The prompts below aren’t clever tricks. They’re practical starting points that produce reliably useful outputs across situations that come up constantly in real work. Save the ones that apply to you. Adjust the details. Use them repeatedly.
For Thinking and Decision-Making
1. The steel man prompt «I’m considering [decision]. Make the strongest possible case against it — not a weak objection, but the argument someone who genuinely opposes this would find most compelling.»
Forces you to confront the best version of the counterargument before committing.
2. The assumption audit «Here’s my plan: [plan]. List every assumption this depends on being true, ranked from most to least critical.»
Decisions fail at the assumptions level more often than the execution level. This surfaces them before they become problems.
3. The second-order effects check «If [decision or change] happens, what are the likely second and third-order consequences that wouldn’t be immediately obvious?»
Useful before any significant change — in a business, a product, a personal situation.
For Writing
4. The voice-preserving editor «Edit this for clarity and tightness. Cut anything redundant, fix anything confusing, but don’t change my voice or add formality I haven’t used. Here’s the text: [text]»
The explicit instruction to preserve voice is what separates useful editing from outputs that sound like everyone else’s AI content.
5. The reader’s first impression «Read this as someone encountering it for the first time with no prior context. What’s confusing, what’s missing, and what would make you stop reading?»
Particularly useful for anything that will be read by people who don’t share your assumptions about the subject.
6. The subject line test «Write ten subject lines for this email. Range from direct and professional to attention-grabbing and informal. Here’s the email: [email]»

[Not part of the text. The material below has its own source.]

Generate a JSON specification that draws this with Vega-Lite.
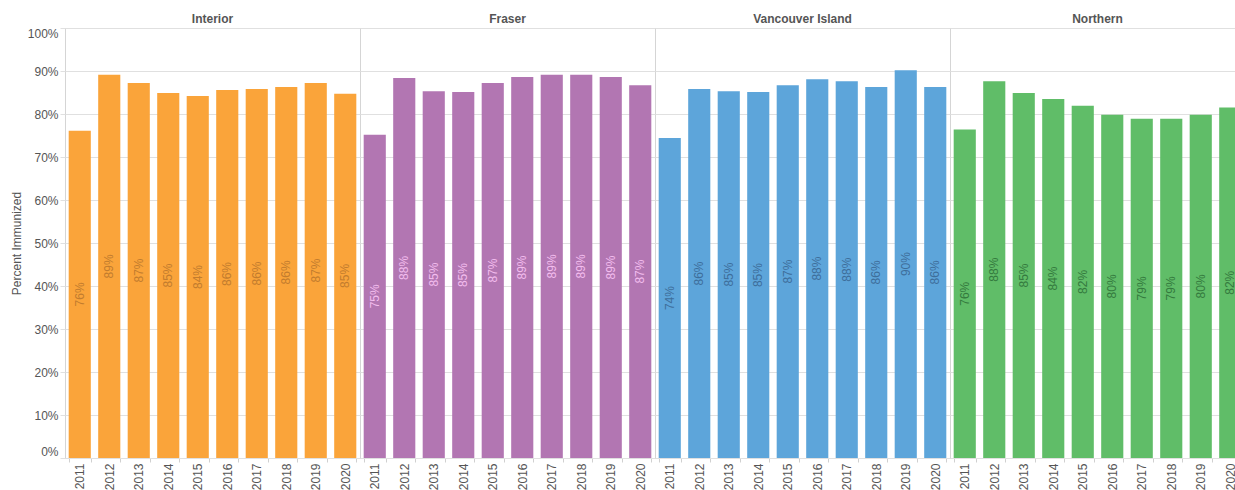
{
  "$schema": "https://vega.github.io/schema/vega-lite/v6.json",
  "padding": {"top": 13, "left": 10, "right": 5, "bottom": 2},
  "bounds": "flush",
  "data": {
    "values": [
      {"region": "Interior", "year": "2011", "value": 0.761},
      {"region": "Interior", "year": "2012", "value": 0.891},
      {"region": "Interior", "year": "2013", "value": 0.872},
      {"region": "Interior", "year": "2014", "value": 0.849},
      {"region": "Interior", "year": "2015", "value": 0.842},
      {"region": "Interior", "year": "2016", "value": 0.856},
      {"region": "Interior", "year": "2017", "value": 0.858},
      {"region": "Interior", "year": "2018", "value": 0.863},
      {"region": "Interior", "year": "2019", "value": 0.872},
      {"region": "Interior", "year": "2020", "value": 0.847},
      {"region": "Fraser", "year": "2011", "value": 0.752},
      {"region": "Fraser", "year": "2012", "value": 0.884},
      {"region": "Fraser", "year": "2013", "value": 0.853},
      {"region": "Fraser", "year": "2014", "value": 0.851},
      {"region": "Fraser", "year": "2015", "value": 0.872},
      {"region": "Fraser", "year": "2016", "value": 0.886},
      {"region": "Fraser", "year": "2017", "value": 0.891},
      {"region": "Fraser", "year": "2018", "value": 0.891},
      {"region": "Fraser", "year": "2019", "value": 0.886},
      {"region": "Fraser", "year": "2020", "value": 0.867},
      {"region": "Vancouver Island", "year": "2011", "value": 0.744},
      {"region": "Vancouver Island", "year": "2012", "value": 0.858},
      {"region": "Vancouver Island", "year": "2013", "value": 0.853},
      {"region": "Vancouver Island", "year": "2014", "value": 0.851},
      {"region": "Vancouver Island", "year": "2015", "value": 0.867},
      {"region": "Vancouver Island", "year": "2016", "value": 0.881},
      {"region": "Vancouver Island", "year": "2017", "value": 0.876},
      {"region": "Vancouver Island", "year": "2018", "value": 0.863},
      {"region": "Vancouver Island", "year": "2019", "value": 0.902},
      {"region": "Vancouver Island", "year": "2020", "value": 0.863},
      {"region": "Northern", "year": "2011", "value": 0.764},
      {"region": "Northern", "year": "2012", "value": 0.876},
      {"region": "Northern", "year": "2013", "value": 0.849},
      {"region": "Northern", "year": "2014", "value": 0.835},
      {"region": "Northern", "year": "2015", "value": 0.819},
      {"region": "Northern", "year": "2016", "value": 0.798},
      {"region": "Northern", "year": "2017", "value": 0.789},
      {"region": "Northern", "year": "2018", "value": 0.789},
      {"region": "Northern", "year": "2019", "value": 0.798},
      {"region": "Northern", "year": "2020", "value": 0.815}
    ]
  },
  "facet": {
    "column": {
      "field": "region",
      "type": "nominal",
      "sort": ["Interior", "Fraser", "Vancouver Island", "Northern"],
      "title": null,
      "header": {
        "labelFontWeight": "bold",
        "labelFontSize": 12,
        "labelColor": "#555555",
        "labelPadding": 2,
        "labelFont": "Liberation Sans"
      }
    }
  },
  "spacing": 0,
  "spec": {
    "width": 295,
    "height": 430,
    "layer": [
      {
        "mark": {"type": "bar"},
        "encoding": {
          "x": {
            "field": "year",
            "type": "ordinal",
            "scale": {"paddingInner": 0.25, "paddingOuter": 0.125},
            "axis": {
              "title": null,
              "labelAngle": -90,
              "tickBand": "extent",
              "domain": false,
              "tickColor": "#d0d0d0",
              "tickSize": 4,
              "labelColor": "#555555",
              "labelFontSize": 12,
              "labelPadding": 1
            }
          },
          "y": {
            "field": "value",
            "type": "quantitative",
            "scale": {"domain": [0, 1], "nice": false},
            "axis": {
              "format": ".0%",
              "tickCount": 10,
              "labelFlush": true,
              "domain": false,
              "gridColor": "#e0e0e0",
              "tickColor": "#e0e0e0",
              "tickSize": 5,
              "labelColor": "#555555",
              "labelFontSize": 12,
              "labelPadding": 2,
              "title": "Percent Immunized",
              "titleFontWeight": "normal",
              "titleFontSize": 12,
              "titleColor": "#555555"
            }
          },
          "color": {
            "field": "region",
            "type": "nominal",
            "scale": {
              "domain": ["Interior", "Fraser", "Vancouver Island", "Northern"],
              "range": ["#FAA43A", "#B276B2", "#5DA5DA", "#60BD68"]
            },
            "legend": null
          }
        }
      },
      {
        "mark": {"type": "text", "angle": 270, "fontSize": 12, "align": "center", "baseline": "middle"},
        "encoding": {
          "x": {"field": "year", "type": "ordinal"},
          "y": {"datum": 0, "type": "quantitative"},
          "yOffset": {
            "field": "value",
            "type": "quantitative",
            "scale": {"domain": [0, 1], "range": [0, -215], "nice": false, "zero": true}
          },
          "text": {"field": "value", "type": "quantitative", "format": ".0%"},
          "fill": {
            "field": "region",
            "type": "nominal",
            "scale": {
              "domain": ["Interior", "Fraser", "Vancouver Island", "Northern"],
              "range": ["#c27c2e", "#f3bdee", "#3d6e9a", "#347a3e"]
            },
            "legend": null
          }
        }
      }
    ]
  },
  "config": {
    "font": "Liberation Sans",
    "view": {"stroke": "#d5d5d5"}
  }
}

Ten options in fifteen seconds, covering more range than most people generate in twenty minutes of staring at a blank field.
For Learning
7. The expert explainer «Explain [concept] as if I already understand [related field] but have never encountered this specific topic. Skip the basics, focus on what’s non-obvious.»
Cuts through beginner-level explanations when you just need the parts you’re actually missing.
8. The gap finder «Here’s what I understand about [topic]: [your explanation]. What have I got wrong, what have I oversimplified, and what important aspects am I missing?»
Writing out your current understanding and asking for corrections is one of the fastest ways to identify exactly where the gaps are.
For Work Tasks
9. The meeting debrief «Here are my notes from a meeting: [notes]. Extract: the decisions made, the open questions, the action items and who owns them, and anything that was discussed but not resolved.»
Takes disorganised notes and turns them into something actually usable in under a minute.
10. The difficult conversation planner «I need to have a conversation with [person] about [situation]. My goal is [outcome]. Draft three different opening approaches — one direct, one indirect, one that leads with their perspective rather than mine.»
Having options going into a difficult conversation changes how it starts. How it starts usually determines how it ends.
How to Get the Most From These
None of these prompts are magic in their current form. The variable in square brackets is where the real work happens — the more specifically you describe your actual situation, the more precisely the output fits it.
Save them somewhere accessible. A notes app, a text expander, a pinned document. The prompt you have to search for is the one you don’t use.